Monday, August 10, 2009

Review #4: Her Fearful Symmetry by Audrey Niffenegger

Now this book I was very excited to read. I was pretty confident in the author and the story to know that it would be an easy recommend for the readers in my life.

Niffenegger knows how to weave together a complicated story. The Time Traveler's Wife was evidence of that. Though her first novel was certainly dark and layered and sad at times, it still felt like it had hope. Her Fearful Symmetry doesn't leave the reader full of warm fuzzies. But it does fill you with a certain feeling of love and a power of connection.

The book has many characters and I would say they all hold a leading role. But I will start with the twins. Julia and Valentina are American twins who inherit a flat in London given to them by their aunt, Elspeth. Elspeth herself was a twin to Edie, the mother of Julia and Valentina.

Julie and Valentina are mirror twins and extremely connected to one another, though, as we find out, very different. Julia jumps at the chance to live in the flat where as Valentina is more reserved. Their parents are not to set foot in the flat, explicitly laid out in Elspeth's will. Turns out Edie and Elspeth had many secrets buried long ago.

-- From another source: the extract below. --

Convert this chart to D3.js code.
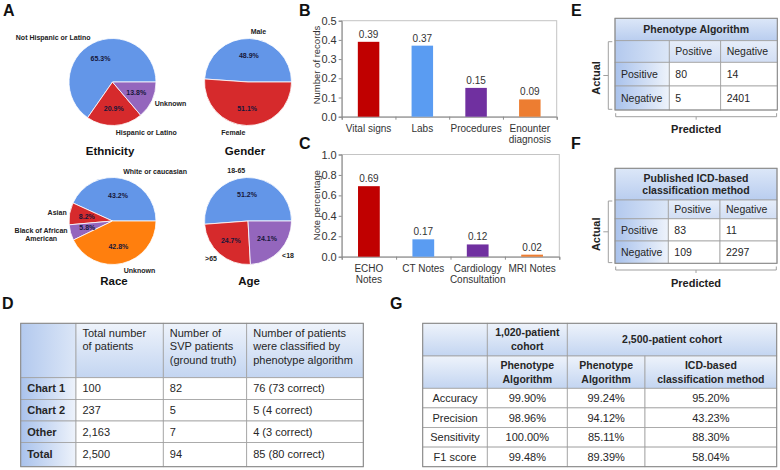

Once they arrive in London, the twins are consumed by the surroundings and people that were a part of their aunt's life. The flat overlooks the Highgate Cemetery and is home to many eccentric characters. Robert, Elspeth's lover; Martin, a brilliant man suffering from OCD and Marijke, his devoted wife. You also get a glimpse of the staff from the cemetery and the history of those buried there.

When I say I didn't get warm fuzzies from this book, I mean that it had a very strong gothic feel. The characters are dark, lonely, flawed, sad, brilliant and tragic, all at the same time. Though throughout you do not feel bothered by them or sorry for them, you simply want them to feel peace, in whatever way they can get it. So many secrets are revealed from chapter to chapter that up until the end, I was at a loss for how Niffenegger would settle it.

Along with the secrets of this book, you get a strong sense of connection between all of the characters. Niffenegger writes each relationship beautifully. The love between Robert and Elspeth and the loss he feels when she dies. The fierce connection between Julia and Valentina and the weight it carries on both of them. The exhausting devotion of Marijke and Martin and the disease that burdens them. The nurturing friendship between Julia and Martin. The complicated spark between Valentina and Robert. And last, the powerful sisterhood between Edie and Elspeth and the past they don't want revealed.

I really enjoyed this book. Along with the beautiful writing, it had the perfect setting- London and the Highgate Cemetery. You feel the chill, you imagine the ghosts, you can taste the tea you should be drinking while reading it.

It is much different than The Time Traveler's Wife but it stands alone as an equally powerful novel, perfect for a fall read.

Look for it out in bookstores early September.

Happy Reading!

*red headed book child


Michelle (Red Headed Book Child) said...

The way you describe her writing; the interconnectedness of the characters and the sad, flawed tale between twins reminds me of Wally Lamb in "I know this much is true". I remember talking to someone recently who had never read him. It wasn't you was it?

from Rachel

Michelle (Red Headed Book Child) said...

Thanks to the publisher for providing me a copy of this book to review.

Kelly said...

I've just recently emailed the publisher regarding the book. I sure hope I can score an early copy for review! If not, I'll do it the old fashioned way and go buy it!

Great review!

Anonymous said...

I'm always searching for the next great read. I tend to devour books in a matter of days... could be an addiction, but everyone has their vices. Thank you for this. I can't wait to read it!